BULAN TERTUSUK ILALANG / 1994



Bulan Tertusuk Ilalang adalah film mengenai perbenturan budaya Jawa dengan budaya Barat Modern. Dilatar belakangi oleh sebuah kisah tentang seorang anak yang mempunyai pengalaman buruk dimasa kecilnya karena sering dilecehkan oleh ayahnya. Suatu saat dia bertemu bertemu dengan seorang wanita yang telah lama tinggal di Amerika Serikat. Keduanya jatuh cinta dan disinilah perbenturan ini muncul.

Sukar diuraikan bahwa ada cerita dalam film yang lebih ingin memberikan kesan-kesan tertentu saja. Namun demikian, toh ada yang ingin dikatakan lewat sebuah kisah yang dituturkan secara tak teratur dan linier. Kisah yang bisa ditangkap dari serpihan-serpihan dialog yang sangat sedikit jumlahnya, maupun dari rentetan gambarnya. Yang ingin lebih ditonjolkan agaknya "perjalanan kejiwaan" tokohnya. Juga ingin dikesankan masalah kuno-modern dalam budaya Jawa, khususnya di Solo. Ilalang (Norman Wibowo) punya trauma masa kecil: mencintai ibunya dan kekerasan ayahnya yang sering menusuk jarinya dengan jarum atau kawat. Trauma ini terbawa hingga dewasa saat dia belajar pada seorang musikus tua kraton, Waluyo (Ki Soetarman). Partitur naskah ciptaannya sering disepelekan begitu saja dan ia juga jatuh cinta pada istri gurunya, Bulan (Ratna Paquita), gadis yang "mencari". Hubungan-hubungan ini tak ada yang menghasilkan kebahagiaan.

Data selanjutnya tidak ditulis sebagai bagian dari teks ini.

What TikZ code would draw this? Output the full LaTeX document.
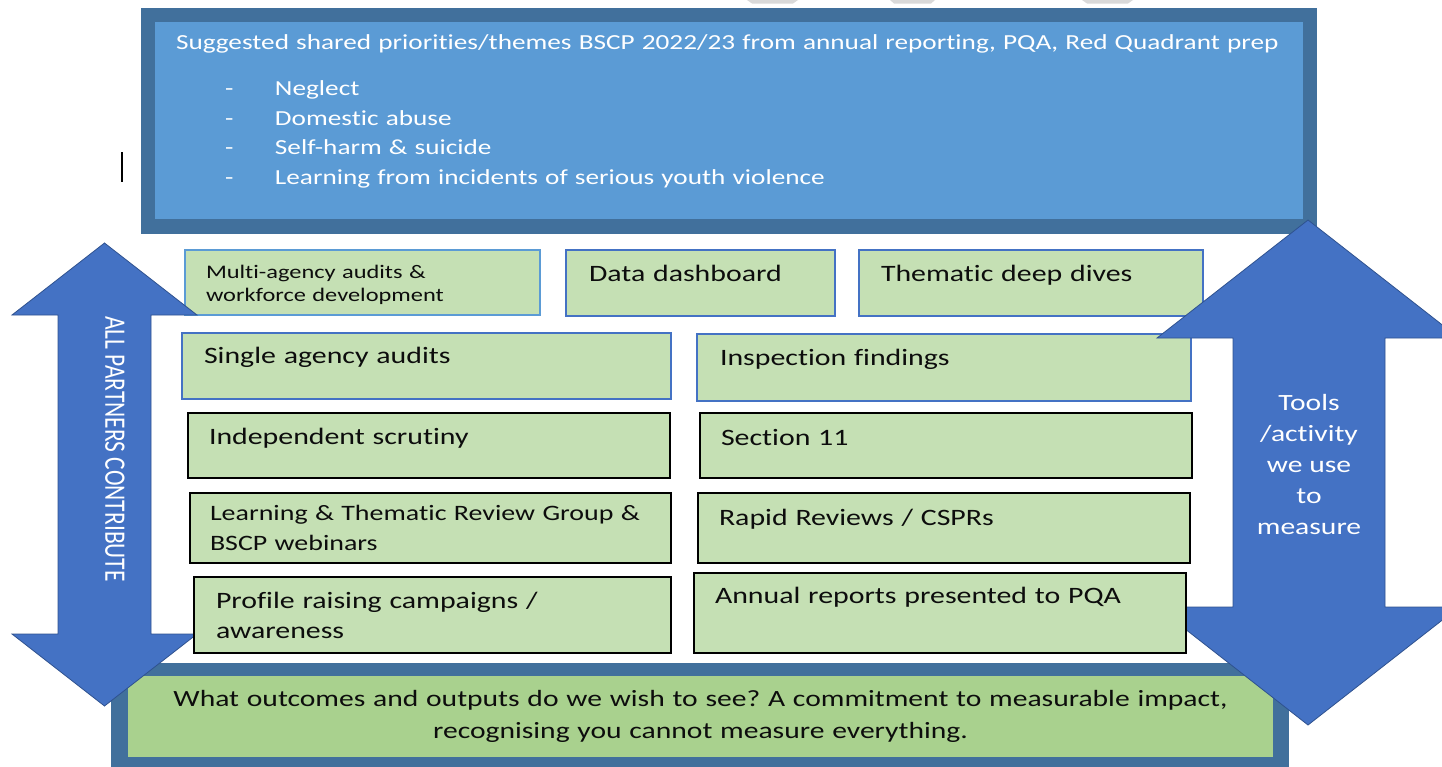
\documentclass[tikz,border=0pt]{standalone}
\usepackage{fontspec}
\setmainfont{Carlito}[FakeStretch=1.27, Ligatures=NoCommon]
\newfontfamily\rotfont{Carlito}[FakeStretch=0.79, Ligatures=NoCommon]
\frenchspacing
\definecolor{topouter}{HTML}{41709C}
\definecolor{topinner}{HTML}{5B9BD5}
\definecolor{arrowblue}{HTML}{4472C4}
\definecolor{arrowedge}{HTML}{2F528F}
\definecolor{boxgreen}{HTML}{C5E0B4}
\definecolor{outgreen}{HTML}{A9D18E}
\definecolor{lightedge}{HTML}{5B9BD5}
\definecolor{fraggrey}{HTML}{D9D9D9}
\definecolor{inktext}{HTML}{0D0D0D}
\begin{document}
\begin{tikzpicture}[x=1pt,y=-1pt,
    gbox/.style={draw=black, fill=boxgreen, line width=1.8pt, anchor=north west,
      outer sep=0pt, inner xsep=22pt, inner ysep=0pt, text height=31pt, align=left,
      text=inktext, font=\fontsize{23.5}{30.5}\selectfont},
    dblarrow/.style={fill=arrowblue, draw=arrowedge, line width=0.8pt}]
    \useasboundingbox (0,0) rectangle (1442,766);
    % grey bits at the top edge
    \fill[fraggrey] (747,0) -- (798,0) -- (793,3.5) -- (752,3.5) -- cycle;
    \fill[fraggrey] (890,0) -- (935,0) -- (931,3.5) -- (894,3.5) -- cycle;
    \fill[fraggrey] (1082,0) -- (1133,0) -- (1128,3.5) -- (1087,3.5) -- cycle;
    \draw[line width=1.6pt] (122,152) -- (122,182);
    % priorities
    \node[draw=topouter, fill=topinner, line width=14.5pt, anchor=north west,
      outer sep=0pt, inner xsep=21pt, inner ysep=0pt, text width=1120pt,
      text height=34.5pt, text depth=177pt, align=left, text=white,
      font=\fontsize{21.45}{29.5}\selectfont] (themes) at (148,15)
      {\hspace*{7pt}Suggested shared priorities/themes BSCP 2022/23 from annual reporting, PQA, Red Quadrant prep\\[16.5pt]
       \hspace*{56pt}\makebox[50pt][l]{-}Neglect\\
       \hspace*{56pt}\makebox[50pt][l]{-}Domestic abuse\\
       \hspace*{56pt}\makebox[50pt][l]{-}Self-harm \& suicide\\
       \hspace*{56pt}\makebox[50pt][l]{-}Learning from incidents of serious youth violence};
    % outcomes
    \fill[topouter] (111,663) rectangle (1289,770);
    \node[fill=outgreen, anchor=north, outer sep=0pt, inner sep=0pt, text width=1145pt,
      text height=30.7pt, text depth=50.3pt, align=center, text=inktext,
      font=\fontsize{23.3}{31.6}\selectfont] (outcomes) at (700.5,676)
      {What outcomes and outputs do we wish to see? A commitment to measurable impact,\\
       recognising you cannot measure everything.};
    % first rows
    \node[gbox, draw=lightedge, inner xsep=21pt, text width=313pt, text height=28.3pt,
      text depth=36.7pt, font=\fontsize{19.2}{23.5}\selectfont] (multi) at (185,250)
      {Multi-agency audits \&\\workforce development};
    \node[gbox, draw=arrowblue, inner xsep=23pt, text width=223pt, text depth=35pt] (dash) at (566,250) {Data dashboard};
    \node[gbox, draw=arrowblue, text width=300pt, text depth=35pt] (deep) at (859,250) {Thematic deep dives};
    \node[gbox, draw=arrowblue, text width=445pt, text height=30.5pt, text depth=35.5pt] (single) at (182,333) {Single agency audits};
    \node[gbox, draw=arrowblue, inner xsep=23pt, text width=448pt, text depth=36pt] (insp) at (697,334) {Inspection findings};
    % arrows
    \draw[dblarrow] (104.5,243) -- (197,315) -- (151,315) -- (151,634) -- (197,634)
      -- (104.5,706) -- (12,634) -- (58,634) -- (58,315) -- (12,315) -- cycle;
    \draw[dblarrow] (1308,220) -- (1459,338) -- (1385,338) -- (1385,607) -- (1459,607)
      -- (1308,725) -- (1157,607) -- (1233,607) -- (1233,338) -- (1157,338) -- cycle;
    \node[rotate=-90, text=white, font=\rotfont\fontsize{29.7}{32}\selectfont] (partners) at (115,449) {ALL PARTNERS CONTRIBUTE};
    \node[align=center, text=white, font=\fontsize{23.3}{31}\selectfont] (tools) at (1309,464)
      {Tools\\/activity\\we use\\to\\measure};
    % lower rows
    \node[gbox, inner xsep=21pt, text width=440pt, text height=31.5pt, text depth=33.5pt] (indep) at (188,413) {Independent scrutiny};
    \node[gbox, inner xsep=21pt, text width=450pt, text height=32pt, text depth=33pt] (sec) at (700,413) {Section 11};
    \node[gbox, inner xsep=20pt, text width=441pt, text height=27.5pt, text depth=42.5pt,
      font=\fontsize{22}{30}\selectfont] (learn) at (190,493)
      {Learning \& Thematic Review Group \&\\BSCP webinars};
    \node[gbox, inner xsep=21pt, text width=450pt, text height=32pt, text depth=38pt] (rapid) at (698,493) {Rapid Reviews / CSPRs};
    \node[gbox, text width=433pt, text height=31.3pt, text depth=44.7pt] (profile) at (194,577)
      {Profile raising campaigns /\\awareness};
    \node[gbox, inner xsep=21pt, text width=450pt, text height=30.5pt, text depth=49.5pt] (annual) at (694,573) {Annual reports presented to PQA};
\end{tikzpicture}
\end{document}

Proyek Dewan Film Nasional dengan maksud mengangkat film nasional di tengah kelesuan produksi, dan untuk diikutkan dalam FFAP 1995, Jakarta. Masa tayang yang tercantum sebelum lolos sensor.


FACULTY OF FILM & TV
NATIONAL FILM COUNCIL
JAKARTA INSTITUTE OF THE ARTS
DEPT. OF INFORMATION


News

‘Kejam’ nya Garin dalam membuat film, kadang terealisasi dalam beberapa film. Pada film Bulan Tertusuk Ilalang (1996), ada adegan bercinta yang berdarah. "Kejam"nya itu, ia tidak mau memakai trick. "Harus ada darah yang mengalir, dan pemain merasakan kepedihannya," kata ayah tiga anak itu dalam sebuah acara diskusi di Yogyakarta, Maret 2001.

Film ini diproduksi mengidahkan sistem KFT, yang dimana karyawan film dan TV yang membuat film harus terdaftar sebagai anggota KFT. Tetapi Garin tidak memakai yang menaung dianggota KFT. Ia banyak memakai kru film mahasiswa dan alumni baru dari IKJ, sehingga ia mendapat teguran dari KFT. Dan setelah itu lambat laut KFT melemah dan kini semua orang bebas membuat film, siapa saja boleh, biasa atau tidak bisa membuat film boleh membuat film, yang penting dananya ada. Walhasil....sejauh ini lebih banyak film sampah yang dibuat dari pada film yang bermutu.....sehingga orang kembali lagi mengenang KFT.